Предвидя последующие возражения критиков, что на основе всего нескольких индивидуальных случаев детских фобий он делает алогичный вывод о том, что те же закономерности присущи и человеческому коллективу, то есть лежат в основе развития общества, Фрейд берет в себе союзники такого бесспорного авторитета своего времени, как Чарлз Дарвин. Он напоминает, что, согласно Дарвину, произойдя от высших приматов, первобытные люди на ранней стадии своего развития жили по тем же законам, что и обезьянье стадо, были «первобытной ордой». В этой орде самый сильный самец фактически присваивает себе всех самок, подавляя сексуальные притязания других, более слабых самцов, включая собственных сыновей, а то и изгоняя их из «орды», чтобы устранить подрастающих и набирающих силу соперников. Однако на определенном этапе снедаемые сексуальным голодом сыновья восстают против отца и совместными усилиями убивают его, чтобы завладеть самками, и даже поедают его. Но после такого отцеубийства в силу амбивалентности их чувств к отцу в них вновь вспыхивает любовь к нему и просыпается чувство вины, приводящее к его обожествлению и теперь уже добровольному запрещению для себя самок отца, то есть своих матерей:
«Ссылка на торжество тотемистической трапезы позволяет нам дать ответ: в один прекрасный день изгнанные братья соединились, убили и съели отца и положили таким образом конец отцовской орде. Они осмелились сообща и совершили то, что было бы невозможно каждому в отдельности. Может быть, культурный прогресс, умение владеть новым оружием дал им чувство превосходства. То, что они, кроме того, съели убитого, вполне естественно для каннибалов-дикарей.
Жестокий праотец был, несомненно, образцом, которому завидовал и которого боялся каждый из братьев. В акте поедания они осуществляют отождествление с ним, каждый из них усвоил себе часть его силы.

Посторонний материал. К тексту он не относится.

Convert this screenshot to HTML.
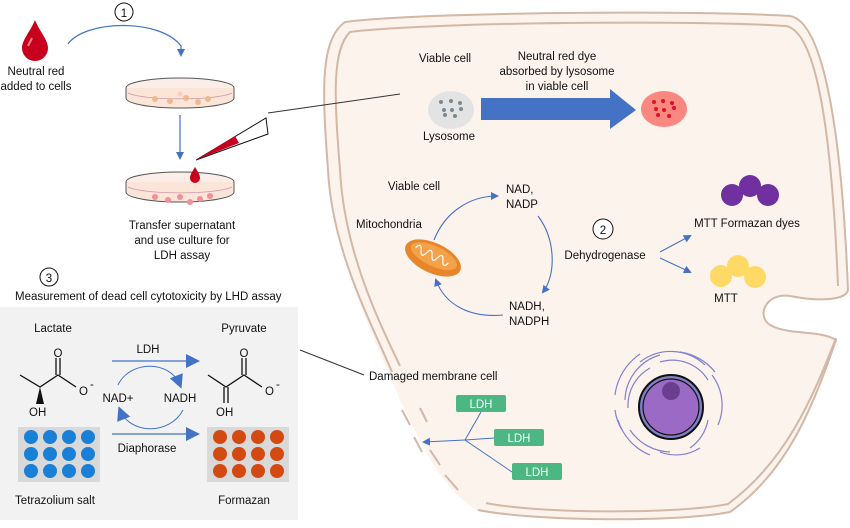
<!DOCTYPE html>
<html><head><meta charset="utf-8"><style>
html,body{margin:0;padding:0;background:#fff}
svg{display:block}
text{font-family:"Liberation Sans",sans-serif;font-size:11.5px;fill:#111}
</style></head><body>
<svg width="850" height="528" viewBox="0 0 850 528" xmlns="http://www.w3.org/2000/svg">
<defs>
<marker id="ah" markerWidth="8" markerHeight="8" refX="6" refY="4" orient="auto" markerUnits="userSpaceOnUse"><path d="M0,0 L8,4 L0,8 Z" fill="#4472c4"/></marker>
<marker id="ahb" markerWidth="14" markerHeight="14" refX="10" refY="7" orient="auto" markerUnits="userSpaceOnUse"><path d="M0,0 L14,7 L0,14 Z" fill="#4472c4"/></marker>
</defs>
<!-- cell fill -->
<path d="M345,22 C420,12 700,10 790,16 C825,22 842,140 848,290 C846,300 820,302 790,296 C765,292 755,318 772,326 C790,335 820,330 836,340 C815,400 790,470 730,512 C680,522 540,522 480,512 C440,490 420,440 400,400 C375,340 335,260 328,170 C322,90 320,40 345,22 Z" fill="#fcf3ed"/>
<!-- outer outline with gap -->
<path d="M392,372 C370,320 332,250 328,170 C322,90 320,40 345,22 C420,12 700,10 790,16 C825,22 842,140 848,290 C846,300 820,302 790,296 C765,292 755,318 772,326 C790,335 820,330 836,340 C815,400 790,470 730,512 C680,522 540,522 478,510" fill="none" stroke="#d2b8a6" stroke-width="2"/>
<path d="M400,366 C378,320 344,250 340,170 C334,95 332,50 350,32 C430,22 700,20 786,26 C818,32 832,140 838,286 M836,338 C812,400 785,462 728,504 C680,514 540,514 486,503" fill="none" stroke="#d2b8a6" stroke-width="2"/>
<path d="M402,410 L410,425 M414,437 L422,452 M420,408 L427,422 M430,450 L440,465 M445,475 L458,490" stroke="#d2b8a6" stroke-width="2"/>
<!-- neutral red drop -->
<path d="M35,20 C30,32 22,40 22,48 A13,13 0 0 0 48,48 C48,40 40,32 35,20 Z" fill="#c8001e"/>
<path d="M32,38 L28,46" stroke="#f08090" stroke-width="2"/>
<text x="36" y="75" text-anchor="middle">Neutral red</text>
<text x="36" y="90" text-anchor="middle">added to cells</text>
<circle cx="124" cy="12" r="9" fill="#fff" stroke="#111"/>
<text x="124" y="17" text-anchor="middle" font-size="13">1</text>
<path d="M68,44 C85,20 160,18 181,46 L181,55" fill="none" stroke="#4472c4" stroke-width="1.2" marker-end="url(#ah)"/>
<!-- dishes -->
<g>
<ellipse cx="180" cy="88" rx="54" ry="10" fill="#fbeee8" stroke="#555" stroke-width="1"/>
<path d="M126,88 L126,98 A54,10 0 0 0 234,98 L234,88" fill="#fbe4d8" stroke="#555"/>
<path d="M128,93 A54,8 0 0 0 232,93" fill="none" stroke="#c9a" stroke-width="0.8"/>
<circle cx="155" cy="99" r="3" fill="#f0b890"/><circle cx="170" cy="101" r="3" fill="#f0b890"/><circle cx="186" cy="98" r="3" fill="#f0b890"/><circle cx="198" cy="102" r="3" fill="#f0b890"/><circle cx="208" cy="99" r="3" fill="#f0b890"/><circle cx="180" cy="94" r="2.5" fill="#f8d0b8"/>
</g>
<path d="M180,115 L180,158" stroke="#4472c4" stroke-width="1.2" marker-end="url(#ah)"/>
<g>
<ellipse cx="180" cy="182" rx="54" ry="10" fill="#fbeee8" stroke="#555"/>
<path d="M126,182 L126,192 A54,10 0 0 0 234,192 L234,182" fill="#fbe4d8" stroke="#555"/>
<path d="M128,187 A54,8 0 0 0 232,187" fill="none" stroke="#c9a" stroke-width="0.8"/>
<circle cx="155" cy="197" r="3" fill="#f0909a"/><circle cx="168" cy="200" r="3" fill="#f0909a"/><circle cx="180" cy="197" r="3" fill="#f0909a"/><circle cx="190" cy="202" r="3" fill="#f0909a"/><circle cx="200" cy="199" r="3" fill="#f0909a"/><circle cx="210" cy="196" r="3" fill="#f0909a"/>
</g>
<path d="M196,160 L266,118 L268,134 Z" fill="#fff" stroke="#111"/>
<path d="M196,160 L235,136 L239,143 Z" fill="#c8001e"/>
<path d="M195,167 C192,172 190,175 190,178 A5,5 0 0 0 200,178 C200,175 198,172 195,167 Z" fill="#c8001e"/>
<text x="182" y="229" text-anchor="middle">Transfer supernatant</text>
<text x="182" y="244" text-anchor="middle">and use culture for</text>
<text x="182" y="259" text-anchor="middle">LDH assay</text>
<line x1="268" y1="113" x2="400" y2="94" stroke="#333"/>
<line x1="300" y1="350" x2="364" y2="375" stroke="#333"/>
<!-- section 3 -->
<circle cx="49" cy="277" r="9" fill="#fff" stroke="#111"/>
<text x="49" y="282" text-anchor="middle" font-size="13">3</text>
<text x="15" y="300">Measurement of dead cell cytotoxicity by LHD assay</text>
<rect x="0" y="307" width="298" height="213" fill="#f2f2f2"/>
<text x="53" y="332" text-anchor="middle">Lactate</text>
<text x="244" y="332" text-anchor="middle">Pyruvate</text>
<g stroke="#111" stroke-width="1.3" fill="none">
<path d="M20,375 L40,387 L58,375 L76,387"/><path d="M56,375 L56,358 M60,375 L60,358"/>
<path d="M208,375 L226,387 L244,375 L262,387"/><path d="M242,375 L242,358 M246,375 L246,358"/><path d="M224,387 L224,403 M228,387 L228,403"/>
</g>
<path d="M40,387 L36,404 L44,404 Z" fill="#111"/>
<text x="58" y="357" text-anchor="middle" font-size="13">O</text>
<text x="79" y="395" font-size="13">O</text><text x="90" y="388" font-size="9">-</text>
<text x="29" y="416" font-size="13">OH</text>
<text x="244" y="357" text-anchor="middle" font-size="13">O</text>
<text x="265" y="395" font-size="13">O</text><text x="276" y="388" font-size="9">-</text>
<text x="216" y="416" font-size="13">OH</text>
<text x="148" y="353" text-anchor="middle">LDH</text>
<line x1="112" y1="361" x2="196" y2="361" stroke="#4472c4" stroke-width="1.2" marker-end="url(#ahb)"/>
<line x1="112" y1="434" x2="196" y2="434" stroke="#4472c4" stroke-width="1.2" marker-end="url(#ahb)"/>
<path d="M118,385 C130,360 170,360 180,385" fill="none" stroke="#4472c4" marker-end="url(#ahb)"/>
<path d="M183,410 C170,435 130,435 120,410" fill="none" stroke="#4472c4" marker-end="url(#ahb)"/>
<text x="118" y="402" text-anchor="middle">NAD+</text>
<text x="180" y="402" text-anchor="middle">NADH</text>
<text x="147" y="452" text-anchor="middle">Diaphorase</text>
<rect x="18" y="427" width="82" height="55" fill="#d9d9d9"/>
<rect x="207" y="427" width="82" height="55" fill="#d9d9d9"/>
<g fill="#1a7fd6">
<circle cx="31" cy="437" r="7"/><circle cx="50" cy="437" r="7"/><circle cx="69" cy="437" r="7"/><circle cx="88" cy="437" r="7"/>
<circle cx="31" cy="454" r="7"/><circle cx="50" cy="454" r="7"/><circle cx="69" cy="454" r="7"/><circle cx="88" cy="454" r="7"/>
<circle cx="31" cy="471" r="7"/><circle cx="50" cy="471" r="7"/><circle cx="69" cy="471" r="7"/><circle cx="88" cy="471" r="7"/>
</g>
<g fill="#d24a12">
<circle cx="220" cy="437" r="7"/><circle cx="239" cy="437" r="7"/><circle cx="258" cy="437" r="7"/><circle cx="277" cy="437" r="7"/>
<circle cx="220" cy="454" r="7"/><circle cx="239" cy="454" r="7"/><circle cx="258" cy="454" r="7"/><circle cx="277" cy="454" r="7"/>
<circle cx="220" cy="471" r="7"/><circle cx="239" cy="471" r="7"/><circle cx="258" cy="471" r="7"/><circle cx="277" cy="471" r="7"/>
</g>
<text x="55" y="504" text-anchor="middle">Tetrazolium salt</text>
<text x="244" y="504" text-anchor="middle">Formazan</text>
<!-- lysosome section -->
<text x="445" y="62" text-anchor="middle">Viable cell</text>
<text x="557" y="60" text-anchor="middle">Neutral red dye</text>
<text x="557" y="75" text-anchor="middle">absorbed by lysosome</text>
<text x="557" y="90" text-anchor="middle">in viable cell</text>
<ellipse cx="451" cy="110" rx="23" ry="19" fill="#e3e3e3"/>
<g fill="#7a8a90"><circle cx="441" cy="102" r="2"/><circle cx="451" cy="101" r="2"/><circle cx="460" cy="103" r="2"/><circle cx="444" cy="110" r="2"/><circle cx="452" cy="110" r="2"/><circle cx="461" cy="109" r="2"/><circle cx="445" cy="115" r="2"/><circle cx="455" cy="116" r="2"/></g>
<text x="449" y="140" text-anchor="middle">Lysosome</text>
<rect x="481" y="98" width="129" height="22" fill="#4472c4"/>
<path d="M610,89 L636,110 L610,129 Z" fill="#4472c4"/>
<ellipse cx="664" cy="109" rx="23" ry="18" fill="#f98880"/>
<g fill="#e0102a"><circle cx="654" cy="102" r="2"/><circle cx="663" cy="101" r="2"/><circle cx="672" cy="103" r="2"/><circle cx="656" cy="109" r="2"/><circle cx="664" cy="110" r="2"/><circle cx="674" cy="108" r="2"/><circle cx="658" cy="115" r="2"/><circle cx="669" cy="116" r="2"/></g>
<!-- mitochondria cycle -->
<text x="414" y="190" text-anchor="middle">Viable cell</text>
<text x="356" y="228">Mitochondria</text>
<text x="506" y="193">NAD,</text><text x="506" y="208">NADP</text>
<text x="509" y="310">NADH,</text><text x="509" y="325">NADPH</text>
<path d="M434,240 C445,212 470,196 497,196" fill="none" stroke="#4472c4" stroke-width="1.1" marker-end="url(#ah)"/>
<path d="M538,216 C556,240 556,275 543,292" fill="none" stroke="#4472c4" stroke-width="1.1" marker-end="url(#ah)"/>
<path d="M503,315 C470,318 445,305 436,280" fill="none" stroke="#4472c4" stroke-width="1.1" marker-end="url(#ah)"/>
<g transform="translate(433,258) rotate(25)">
<ellipse cx="0" cy="0" rx="30" ry="15" fill="#e8842a"/>
<ellipse cx="0" cy="-2" rx="25" ry="10" fill="#f4a24a"/>
<path d="M-20,-2 q3,-8 6,0 q3,8 6,0 q3,-8 6,0 q3,8 6,0 q3,-8 6,0 q3,8 6,0" fill="none" stroke="#fff" stroke-width="1.2"/>
</g>
<!-- 2 -->
<circle cx="603" cy="229" r="10" fill="#fff" stroke="#111"/>
<text x="603" y="234" text-anchor="middle" font-size="14">2</text>
<text x="605" y="259" text-anchor="middle">Dehydrogenase</text>
<line x1="660" y1="252" x2="690" y2="236" stroke="#4472c4" marker-end="url(#ah)"/>
<line x1="660" y1="258" x2="690" y2="272" stroke="#4472c4" marker-end="url(#ah)"/>
<g fill="#7030a0"><circle cx="732" cy="195" r="11"/><circle cx="750" cy="186" r="11"/><circle cx="768" cy="195" r="11"/></g>
<text x="747" y="227" text-anchor="middle">MTT Formazan dyes</text>
<g fill="#ffd966"><circle cx="721" cy="276" r="11"/><circle cx="738" cy="266" r="11"/><circle cx="755" cy="277" r="11"/></g>
<text x="726" y="302" text-anchor="middle">MTT</text>
<!-- damaged -->
<text x="369" y="380">Damaged membrane cell</text>
<rect x="456" y="395" width="50" height="17" rx="2" fill="#4cb782"/><text x="481" y="408" text-anchor="middle" style="fill:#fff">LDH</text>
<rect x="494" y="429" width="50" height="17" rx="2" fill="#4cb782"/><text x="519" y="442" text-anchor="middle" style="fill:#fff">LDH</text>
<rect x="512" y="463" width="50" height="17" rx="2" fill="#4cb782"/><text x="537" y="476" text-anchor="middle" style="fill:#fff">LDH</text>
<path d="M481,412 L465,440 M494,438 L465,440 L512,472" fill="none" stroke="#4472c4"/>
<line x1="465" y1="440" x2="424" y2="442" stroke="#4472c4" marker-end="url(#ah)"/>
<!-- nucleus -->
<g fill="none" stroke="#8080d0" stroke-width="1.2">
<path d="M625,400 A48,48 0 0 1 660,355"/><path d="M640,362 A50,50 0 0 1 705,365"/><path d="M712,375 A50,50 0 0 1 718,425"/>
<path d="M618,420 A55,55 0 0 0 650,455"/><path d="M660,452 A45,45 0 0 0 700,448"/>
<path d="M615,395 A58,58 0 0 1 640,354"/><path d="M680,352 A55,55 0 0 1 715,372"/><path d="M630,430 A50,50 0 0 0 670,452"/>
<path d="M628,408 A43,43 0 0 1 650,368"/><path d="M660,362 A42,42 0 0 1 708,380"/>
<path d="M708,420 A45,45 0 0 1 690,448"/><path d="M622,430 A52,52 0 0 1 615,410"/>
</g>
<circle cx="671" cy="407" r="32" fill="#8080c8" stroke="#111" stroke-width="2"/>
<circle cx="671" cy="407" r="28" fill="#9b6ac4" stroke="#111" stroke-width="1.2"/>
<circle cx="671" cy="391" r="9" fill="#6a3f90"/>
</svg>
</body></html>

Тотемистическая трапеза, может быть, первое празднество человечества, была повторением и воспоминанием этого замечательного преступного деяния, от которого многое взяло свое начало: социальные организации, нравственные ограничения и религия.
Для того чтобы, не считаясь с разными предположениями, признать вероятными эти выводы, достаточно допустить, что объединившиеся братья находились во власти тех же противоречивых чувств к отцу, которые мы можем доказать у каждого из наших детей и у наших невротиков, как содержание амбивалентного отцовского комплекса. Они ненавидели отца, который являлся таким большим препятствием на пути удовлетворения их стремлений к власти и их сексуальных влечений, но в то же время они любили его и восхищались им. Устранив его, утолив свою ненависть и осуществив свое желание отождествиться с ним, они должны были попасть во власть усилившихся нежных душевных движений. Это приняло форму раскаяния, возникло сознание вины, совпадающее с испытанным всеми раскаянием. Мертвый теперь стал сильнее, чем он был при жизни… То, чему он прежде мешал своим существованием, они сами себе теперь запрещали, попав в психическое состояние хорошо известного нам из психоанализа „позднего послушания“. Они отменили поступок, объявив недопустимым убийство отца тотема, и отказались от его плодов, отказавшись от освободившихся женщин. Таким образом, из сознания вины сына они создали два основных табу тотемизма, которые должны были поэтому совпасть с обоими вытесненными желаниями Эдиповского комплекса»
[220].
Отсюда, по Фрейду, развивается идея бога-отца, все более отдаляющегося и возвышающегося над людьми, перенос такого отношения на обожествляемых царей и вождей одновременно с возникновением мифов, призванных еще больше уменьшить чувство вины за давнее убийство прародителя — мифов, в которых сам бог убивает олицетворяющее его животное. По мере роста роли сыновей в семье рождаются мифы, в которых молодые божества осуществляют инцест с матерью назло отцу, убиваются им и затем воскресают. Вершины своего развития эти мифы достигают в основной идее христианства.